Gluten-free. Non-GMO. No high fructose corn syrup. These days, it can feel as if you need a PhD in nutrition to navigate the supermarket. And those terms don’t necessarily mean that the food is actually good for you. Here’s how to decipher some of the most common claims:

If the label says "gluten-free", that doesn’t make a product healthier. Almost 40 percent of people think that gluten-free foods are helpful for everyone, not just those with celiac disease or a gluten intolerance. But that’s an erroneous assumption.

Because gluten – a protein found in wheat, barley and rye – adds texture to foods, manufacturers often load up gluten-free products with extra sugar and fat to compensate, says Dawn Jackson Blatner, a dietitian in Chicago. In addition, many gluten-free products are made with rice flour, which Consumer Reports’ tests found may contain worrisome levels of arsenic.

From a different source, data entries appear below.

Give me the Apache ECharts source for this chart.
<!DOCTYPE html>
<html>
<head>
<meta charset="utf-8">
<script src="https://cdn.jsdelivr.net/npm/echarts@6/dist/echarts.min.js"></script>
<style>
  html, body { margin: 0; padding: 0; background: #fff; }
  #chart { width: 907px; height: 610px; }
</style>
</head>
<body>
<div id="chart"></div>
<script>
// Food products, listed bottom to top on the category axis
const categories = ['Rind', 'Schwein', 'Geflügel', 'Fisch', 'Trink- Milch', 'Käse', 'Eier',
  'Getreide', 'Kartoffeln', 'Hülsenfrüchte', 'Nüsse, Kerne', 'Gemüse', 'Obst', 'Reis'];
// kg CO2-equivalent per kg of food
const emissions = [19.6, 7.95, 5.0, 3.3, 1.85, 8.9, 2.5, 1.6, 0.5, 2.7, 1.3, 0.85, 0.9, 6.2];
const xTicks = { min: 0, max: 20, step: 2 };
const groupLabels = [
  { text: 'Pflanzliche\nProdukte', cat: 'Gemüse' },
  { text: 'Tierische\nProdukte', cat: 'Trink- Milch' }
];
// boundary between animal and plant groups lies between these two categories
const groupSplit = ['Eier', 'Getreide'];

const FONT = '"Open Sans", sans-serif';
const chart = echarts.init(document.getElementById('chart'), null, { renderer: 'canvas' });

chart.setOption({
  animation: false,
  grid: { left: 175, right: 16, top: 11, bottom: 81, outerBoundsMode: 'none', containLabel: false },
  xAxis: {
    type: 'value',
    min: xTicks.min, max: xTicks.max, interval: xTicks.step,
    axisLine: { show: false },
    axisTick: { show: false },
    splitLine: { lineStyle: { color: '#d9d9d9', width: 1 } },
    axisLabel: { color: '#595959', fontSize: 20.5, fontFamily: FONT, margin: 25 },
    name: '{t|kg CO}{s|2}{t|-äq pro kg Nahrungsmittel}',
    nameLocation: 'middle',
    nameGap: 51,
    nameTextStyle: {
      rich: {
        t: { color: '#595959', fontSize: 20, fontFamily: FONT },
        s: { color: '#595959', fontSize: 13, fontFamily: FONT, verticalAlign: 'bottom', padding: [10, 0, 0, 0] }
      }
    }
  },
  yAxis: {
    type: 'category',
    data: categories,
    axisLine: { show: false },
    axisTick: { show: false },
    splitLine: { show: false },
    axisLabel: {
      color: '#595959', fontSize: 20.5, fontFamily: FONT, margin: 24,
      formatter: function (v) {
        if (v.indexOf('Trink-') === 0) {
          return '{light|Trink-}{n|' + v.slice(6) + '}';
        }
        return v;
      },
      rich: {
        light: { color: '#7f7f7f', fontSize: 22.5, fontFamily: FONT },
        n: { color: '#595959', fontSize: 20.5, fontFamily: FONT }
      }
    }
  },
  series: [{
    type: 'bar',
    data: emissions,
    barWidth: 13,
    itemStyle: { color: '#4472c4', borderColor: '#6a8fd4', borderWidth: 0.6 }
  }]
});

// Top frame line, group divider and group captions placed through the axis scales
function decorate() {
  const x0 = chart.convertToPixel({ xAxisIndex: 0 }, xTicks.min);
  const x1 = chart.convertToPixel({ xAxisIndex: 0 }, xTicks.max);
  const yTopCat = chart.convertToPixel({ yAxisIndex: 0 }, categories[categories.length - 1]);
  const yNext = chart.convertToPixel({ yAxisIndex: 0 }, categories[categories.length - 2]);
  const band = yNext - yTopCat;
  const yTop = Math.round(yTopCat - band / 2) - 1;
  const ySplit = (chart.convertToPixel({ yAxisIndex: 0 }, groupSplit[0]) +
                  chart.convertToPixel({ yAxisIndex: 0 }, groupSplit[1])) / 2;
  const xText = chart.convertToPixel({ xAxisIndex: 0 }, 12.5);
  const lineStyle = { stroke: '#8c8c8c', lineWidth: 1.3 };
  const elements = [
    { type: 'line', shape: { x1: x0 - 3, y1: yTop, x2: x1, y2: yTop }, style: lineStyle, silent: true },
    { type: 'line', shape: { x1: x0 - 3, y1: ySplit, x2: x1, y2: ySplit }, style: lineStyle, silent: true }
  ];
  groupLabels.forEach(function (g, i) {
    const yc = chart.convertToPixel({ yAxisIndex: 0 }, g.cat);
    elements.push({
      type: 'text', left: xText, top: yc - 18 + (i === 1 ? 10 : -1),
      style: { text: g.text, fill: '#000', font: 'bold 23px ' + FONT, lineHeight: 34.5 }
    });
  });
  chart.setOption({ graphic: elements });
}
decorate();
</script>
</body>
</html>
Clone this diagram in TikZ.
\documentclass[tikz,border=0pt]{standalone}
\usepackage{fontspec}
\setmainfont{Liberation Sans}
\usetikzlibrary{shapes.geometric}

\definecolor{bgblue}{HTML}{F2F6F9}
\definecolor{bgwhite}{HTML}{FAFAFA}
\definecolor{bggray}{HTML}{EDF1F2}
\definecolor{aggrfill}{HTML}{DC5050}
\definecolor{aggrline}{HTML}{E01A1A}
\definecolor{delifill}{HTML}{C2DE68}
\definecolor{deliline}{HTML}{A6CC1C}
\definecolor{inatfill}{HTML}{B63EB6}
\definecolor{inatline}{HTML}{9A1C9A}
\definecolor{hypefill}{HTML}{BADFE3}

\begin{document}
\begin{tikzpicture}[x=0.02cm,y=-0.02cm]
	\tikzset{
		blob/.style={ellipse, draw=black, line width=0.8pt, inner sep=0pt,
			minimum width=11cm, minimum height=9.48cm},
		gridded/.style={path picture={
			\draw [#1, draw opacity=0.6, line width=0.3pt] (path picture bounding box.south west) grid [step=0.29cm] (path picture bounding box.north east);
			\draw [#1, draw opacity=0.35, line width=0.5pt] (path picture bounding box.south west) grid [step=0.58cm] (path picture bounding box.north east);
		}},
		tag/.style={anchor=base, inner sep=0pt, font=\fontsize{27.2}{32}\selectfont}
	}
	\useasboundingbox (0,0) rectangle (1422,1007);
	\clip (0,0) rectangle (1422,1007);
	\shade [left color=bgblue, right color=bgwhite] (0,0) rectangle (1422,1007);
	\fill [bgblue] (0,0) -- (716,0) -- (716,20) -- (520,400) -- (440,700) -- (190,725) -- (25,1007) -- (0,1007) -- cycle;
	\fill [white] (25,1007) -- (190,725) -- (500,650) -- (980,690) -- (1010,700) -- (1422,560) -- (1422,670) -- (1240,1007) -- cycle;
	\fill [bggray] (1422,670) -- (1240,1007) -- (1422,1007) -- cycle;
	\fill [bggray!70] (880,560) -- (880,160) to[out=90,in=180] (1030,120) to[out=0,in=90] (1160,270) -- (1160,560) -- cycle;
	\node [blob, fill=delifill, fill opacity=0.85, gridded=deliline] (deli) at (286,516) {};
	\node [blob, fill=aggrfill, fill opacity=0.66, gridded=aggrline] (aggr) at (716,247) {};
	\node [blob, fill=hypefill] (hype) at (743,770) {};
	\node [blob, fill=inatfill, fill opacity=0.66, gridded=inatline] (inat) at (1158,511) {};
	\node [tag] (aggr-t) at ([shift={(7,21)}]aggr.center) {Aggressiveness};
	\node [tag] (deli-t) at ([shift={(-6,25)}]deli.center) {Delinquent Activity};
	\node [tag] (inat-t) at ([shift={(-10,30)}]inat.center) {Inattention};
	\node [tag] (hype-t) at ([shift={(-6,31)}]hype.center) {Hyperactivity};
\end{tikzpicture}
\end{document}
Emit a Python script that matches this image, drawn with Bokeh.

Consumer Reports’ advice: Unless you have celiac disease or another diagnosed gluten intolerance, consider skipping the gluten-free aisle entirely.

If the label says "Non-GMO Project Verified", you can trust it. Ninety-two percent of consumers think that foods containing genetically modified organisms (GMOs) should be labeled, according to a recent randomized survey of 1,000 adults by the Consumer Reports National Research Center, and 40 percent look for non-GMO labels when they shop.